** Begin **

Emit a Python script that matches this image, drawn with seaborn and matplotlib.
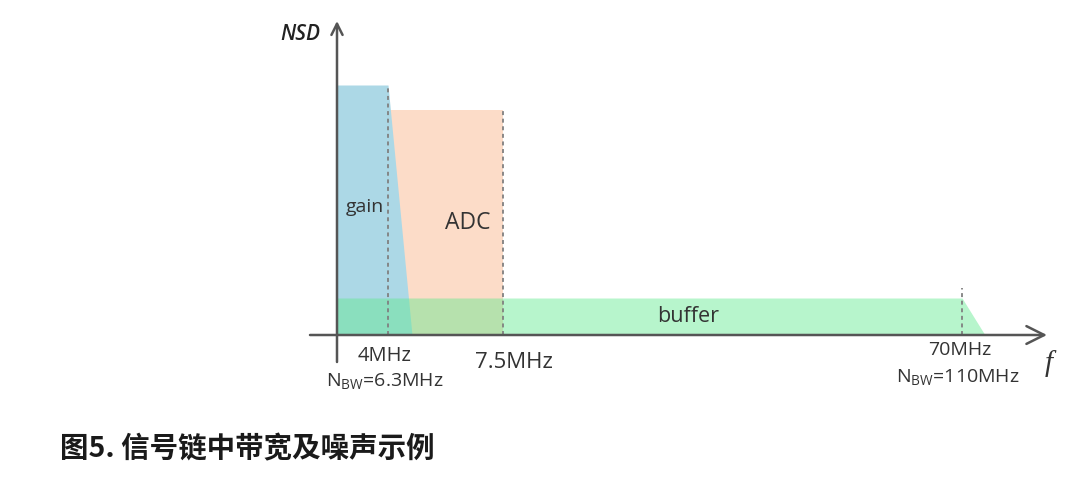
import numpy as np
import pandas as pd
import seaborn as sns
import matplotlib.pyplot as plt

# schematic units: x ~ frequency position (not to scale), y ~ noise spectral density
gain_x = [0, 5.1, 7.5]
gain_nsd = [25.0, 25.0, 0.0]
adc_x = [5.1, 16.6]
adc_nsd = [22.5, 22.5]
buffer_x = [0, 62.5, 64.8]
buffer_nsd = [3.7, 3.7, 0.0]

# dashed markers at the band corners
marker_x = [5.1, 16.6, 62.5]
marker_top = [25.0, 22.5, 4.7]

block_names = ['gain', 'ADC', 'buffer']
freq_labels = ['4MHz', '7.5MHz', '70MHz']
nbw_labels = ['N$_{\\mathrm{BW}}$=6.3MHz', 'N$_{\\mathrm{BW}}$=110MHz']
caption = '图5. 信号链中带宽及噪声示例'

sns.set_theme(style='white')
plt.rcParams['font.family'] = ['Open Sans', 'DejaVu Sans']
plt.rcParams['mathtext.fontset'] = 'custom'
plt.rcParams['mathtext.rm'] = 'Open Sans'

fig = plt.figure(figsize=(10.8, 4.79), dpi=100)
ax = fig.add_axes([0, 0, 1, 1])
ax.set_xlim(-33.7, 74.3)
ax.set_ylim(-14.4, 33.5)
ax.axis('off')

# filled bands
ax.fill_between([adc_x[0], adc_x[0], adc_x[1], adc_x[1]],
                [0, adc_nsd[0], adc_nsd[1], 0], 0, color='#fcdcc8', lw=0)
ax.fill_between(gain_x, gain_nsd, 0, color='#acd8e6', lw=0)
ax.fill_between(buffer_x, buffer_nsd, 0, color='#61e98e', alpha=0.45, lw=0)

# dashed corner lines
marks = pd.DataFrame({
    'x': np.repeat(marker_x, 2),
    'y': np.ravel([[0, t] for t in marker_top]),
    'edge': np.repeat(range(len(marker_x)), 2),
})
sns.lineplot(data=marks, x='x', y='y', units='edge', estimator=None, sort=False,
             color='#808080', lw=1.3, dashes=False, ax=ax, legend=False)
for ln in ax.get_lines():
    ln.set_dashes((2.2, 2))

# axes arrows
axis_col = '#555555'
ax.annotate('', xy=(71.0, 0), xytext=(-2.7, 0),
            arrowprops=dict(arrowstyle='->', lw=1.8, color=axis_col,
                            mutation_scale=32, shrinkA=0, shrinkB=0))
ax.annotate('', xy=(0, 31.4), xytext=(0, -2.7),
            arrowprops=dict(arrowstyle='->', lw=1.8, color=axis_col,
                            mutation_scale=20, shrinkA=0, shrinkB=0))

txt = '#333333'
ax.text(-3.7, 30.0, 'NSD', ha='center', va='center', fontsize=15,
        style='italic', fontweight='semibold', color='#222222')
ax.text(71.2, -2.9, 'f', ha='center', va='center', fontsize=21,
        style='italic', family='Liberation Serif', color=txt)

ax.text(2.8, 12.8, block_names[0], ha='center', va='center', fontsize=14, color=txt)
ax.text(13.1, 11.2, block_names[1], ha='center', va='center', fontsize=16.5, color=txt)
ax.text(35.1, 1.8, block_names[2], ha='center', va='center', fontsize=15.5, color=txt)

ax.text(4.8, -2.1, freq_labels[0], ha='center', va='center', fontsize=14.5, color=txt)
ax.text(17.7, -2.7, freq_labels[1], ha='center', va='center', fontsize=16, color=txt)
ax.text(62.3, -1.5, freq_labels[2], ha='center', va='center', fontsize=14, color=txt)
ax.text(4.8, -4.7, nbw_labels[0], ha='center', va='center', fontsize=14, color=txt)
ax.text(62.1, -4.25, nbw_labels[1], ha='center', va='center', fontsize=14, color=txt)

fig.text(60 / 1080, 1 - 449 / 479, caption, ha='left', va='center', fontsize=20.5,
         fontweight='bold', color='#1a1a1a',
         family=['Noto Sans CJK SC', 'DejaVu Sans'])

fig.savefig('out.png', dpi=100)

** End **

→ Prompt
Write out every line of the listing that holds the word "seaborn".

→ Full response
Emit a Python script that matches this image, drawn with seaborn and matplotlib.
import seaborn as sns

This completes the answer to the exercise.